EXERCISE DIRECTIONS: From the first line of the listing below, retype each line up to and including the one with "-297.6, -304.2, -310.9];"; pictures stay out.

DATA SHOWN:
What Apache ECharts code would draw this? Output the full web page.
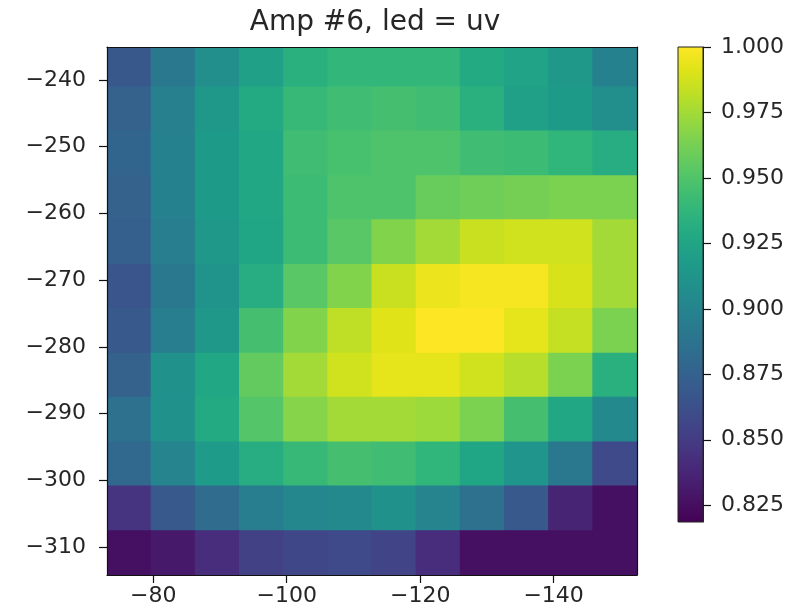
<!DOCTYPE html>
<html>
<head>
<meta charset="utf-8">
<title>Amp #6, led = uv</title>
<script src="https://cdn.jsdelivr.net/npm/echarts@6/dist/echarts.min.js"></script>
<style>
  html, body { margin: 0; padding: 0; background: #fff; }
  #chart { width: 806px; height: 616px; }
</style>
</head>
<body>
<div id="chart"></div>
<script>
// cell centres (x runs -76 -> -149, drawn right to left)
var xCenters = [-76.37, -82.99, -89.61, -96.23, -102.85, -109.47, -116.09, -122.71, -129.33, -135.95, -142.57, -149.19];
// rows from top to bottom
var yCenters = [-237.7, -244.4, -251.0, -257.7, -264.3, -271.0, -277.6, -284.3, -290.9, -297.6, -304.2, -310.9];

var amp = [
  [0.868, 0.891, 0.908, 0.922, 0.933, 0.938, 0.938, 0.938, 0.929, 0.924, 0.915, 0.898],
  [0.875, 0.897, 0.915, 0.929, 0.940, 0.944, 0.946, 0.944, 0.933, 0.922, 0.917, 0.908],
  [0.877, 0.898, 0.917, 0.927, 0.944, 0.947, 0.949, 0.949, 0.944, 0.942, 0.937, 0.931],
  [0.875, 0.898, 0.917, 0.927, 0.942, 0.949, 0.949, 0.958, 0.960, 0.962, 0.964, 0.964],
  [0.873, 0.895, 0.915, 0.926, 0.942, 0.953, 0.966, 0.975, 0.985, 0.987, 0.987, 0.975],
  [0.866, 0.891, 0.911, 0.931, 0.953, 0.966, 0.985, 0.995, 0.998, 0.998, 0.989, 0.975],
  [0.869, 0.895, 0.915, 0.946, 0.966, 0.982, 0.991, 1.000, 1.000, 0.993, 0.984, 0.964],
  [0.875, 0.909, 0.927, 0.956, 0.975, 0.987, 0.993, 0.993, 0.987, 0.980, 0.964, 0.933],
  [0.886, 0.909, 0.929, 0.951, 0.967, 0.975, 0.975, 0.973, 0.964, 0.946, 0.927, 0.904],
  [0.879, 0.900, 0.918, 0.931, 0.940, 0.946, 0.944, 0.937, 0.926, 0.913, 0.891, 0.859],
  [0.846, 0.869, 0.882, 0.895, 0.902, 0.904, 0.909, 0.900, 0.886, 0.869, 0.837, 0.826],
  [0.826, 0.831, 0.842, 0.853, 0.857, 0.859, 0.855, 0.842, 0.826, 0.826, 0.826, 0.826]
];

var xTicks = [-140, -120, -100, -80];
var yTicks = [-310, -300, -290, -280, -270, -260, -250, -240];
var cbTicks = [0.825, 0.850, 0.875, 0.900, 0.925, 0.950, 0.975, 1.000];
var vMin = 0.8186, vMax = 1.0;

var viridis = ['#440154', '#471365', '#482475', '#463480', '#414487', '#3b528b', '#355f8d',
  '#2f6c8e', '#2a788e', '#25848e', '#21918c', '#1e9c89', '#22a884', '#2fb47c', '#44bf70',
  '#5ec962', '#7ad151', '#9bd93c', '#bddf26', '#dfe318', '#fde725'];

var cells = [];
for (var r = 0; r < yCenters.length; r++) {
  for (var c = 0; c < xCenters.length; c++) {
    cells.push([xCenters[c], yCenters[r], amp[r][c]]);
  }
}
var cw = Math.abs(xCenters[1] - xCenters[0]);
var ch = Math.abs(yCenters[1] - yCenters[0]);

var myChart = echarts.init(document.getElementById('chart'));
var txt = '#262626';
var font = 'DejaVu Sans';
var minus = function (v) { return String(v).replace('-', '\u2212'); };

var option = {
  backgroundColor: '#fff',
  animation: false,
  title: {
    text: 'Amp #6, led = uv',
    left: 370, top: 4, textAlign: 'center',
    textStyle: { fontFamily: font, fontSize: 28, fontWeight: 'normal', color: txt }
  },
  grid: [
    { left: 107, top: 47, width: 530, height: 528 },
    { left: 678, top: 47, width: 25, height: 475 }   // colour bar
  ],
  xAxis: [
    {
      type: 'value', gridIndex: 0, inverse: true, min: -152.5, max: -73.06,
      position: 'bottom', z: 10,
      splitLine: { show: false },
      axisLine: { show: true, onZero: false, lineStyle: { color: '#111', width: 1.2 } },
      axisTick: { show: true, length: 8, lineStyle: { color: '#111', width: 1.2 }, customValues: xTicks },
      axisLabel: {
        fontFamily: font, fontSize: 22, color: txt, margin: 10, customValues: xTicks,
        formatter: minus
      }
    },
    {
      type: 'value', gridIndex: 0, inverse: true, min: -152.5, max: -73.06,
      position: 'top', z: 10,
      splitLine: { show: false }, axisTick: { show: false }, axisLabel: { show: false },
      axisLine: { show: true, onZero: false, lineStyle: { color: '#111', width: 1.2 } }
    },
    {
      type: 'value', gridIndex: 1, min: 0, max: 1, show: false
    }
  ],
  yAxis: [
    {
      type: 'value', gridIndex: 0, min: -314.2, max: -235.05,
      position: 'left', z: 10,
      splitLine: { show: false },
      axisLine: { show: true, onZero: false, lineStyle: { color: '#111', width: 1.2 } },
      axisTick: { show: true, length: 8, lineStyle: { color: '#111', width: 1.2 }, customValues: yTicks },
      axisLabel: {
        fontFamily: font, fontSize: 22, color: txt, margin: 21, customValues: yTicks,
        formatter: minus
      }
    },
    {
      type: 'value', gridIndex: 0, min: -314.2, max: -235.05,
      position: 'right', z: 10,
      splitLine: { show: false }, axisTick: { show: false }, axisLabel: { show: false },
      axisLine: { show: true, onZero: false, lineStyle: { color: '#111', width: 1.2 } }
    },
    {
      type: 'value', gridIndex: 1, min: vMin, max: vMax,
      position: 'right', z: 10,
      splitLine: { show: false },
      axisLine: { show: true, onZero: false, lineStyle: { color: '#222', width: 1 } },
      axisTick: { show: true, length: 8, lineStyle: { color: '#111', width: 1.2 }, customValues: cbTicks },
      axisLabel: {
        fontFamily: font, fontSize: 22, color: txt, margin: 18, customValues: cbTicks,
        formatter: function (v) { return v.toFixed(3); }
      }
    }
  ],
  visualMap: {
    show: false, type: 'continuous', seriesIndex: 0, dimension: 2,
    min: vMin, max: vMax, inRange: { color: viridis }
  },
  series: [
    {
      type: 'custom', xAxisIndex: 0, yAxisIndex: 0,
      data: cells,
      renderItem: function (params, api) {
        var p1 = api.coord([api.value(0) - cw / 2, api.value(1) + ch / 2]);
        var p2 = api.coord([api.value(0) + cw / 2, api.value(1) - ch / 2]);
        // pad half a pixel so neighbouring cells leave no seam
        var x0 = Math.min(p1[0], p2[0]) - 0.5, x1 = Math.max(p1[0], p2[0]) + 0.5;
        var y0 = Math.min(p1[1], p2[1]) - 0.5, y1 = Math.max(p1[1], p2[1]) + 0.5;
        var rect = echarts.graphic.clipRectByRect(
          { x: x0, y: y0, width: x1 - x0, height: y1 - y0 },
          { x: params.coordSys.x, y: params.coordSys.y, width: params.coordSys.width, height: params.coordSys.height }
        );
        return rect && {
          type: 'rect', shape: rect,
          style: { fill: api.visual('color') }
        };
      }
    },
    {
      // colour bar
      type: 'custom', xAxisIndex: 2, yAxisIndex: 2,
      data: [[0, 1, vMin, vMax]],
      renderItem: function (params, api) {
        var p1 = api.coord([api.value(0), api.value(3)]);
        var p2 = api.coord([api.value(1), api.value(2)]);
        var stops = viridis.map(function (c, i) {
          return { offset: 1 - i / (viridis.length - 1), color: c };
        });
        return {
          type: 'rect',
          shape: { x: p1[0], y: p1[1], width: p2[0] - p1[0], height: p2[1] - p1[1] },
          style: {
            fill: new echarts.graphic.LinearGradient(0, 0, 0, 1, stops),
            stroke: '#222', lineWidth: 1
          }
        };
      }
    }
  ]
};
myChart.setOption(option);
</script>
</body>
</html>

ANSWER TO THE PROBLEM:
What Apache ECharts code would draw this? Output the full web page.
<!DOCTYPE html>
<html>
<head>
<meta charset="utf-8">
<title>Amp #6, led = uv</title>
<script src="https://cdn.jsdelivr.net/npm/echarts@6/dist/echarts.min.js"></script>
<style>
  html, body { margin: 0; padding: 0; background: #fff; }
  #chart { width: 806px; height: 616px; }
</style>
</head>
<body>
<div id="chart"></div>
<script>
// cell centres (x runs -76 -> -149, drawn right to left)
var xCenters = [-76.37, -82.99, -89.61, -96.23, -102.85, -109.47, -116.09, -122.71, -129.33, -135.95, -142.57, -149.19];
// rows from top to bottom
var yCenters = [-237.7, -244.4, -251.0, -257.7, -264.3, -271.0, -277.6, -284.3, -290.9, -297.6, -304.2, -310.9];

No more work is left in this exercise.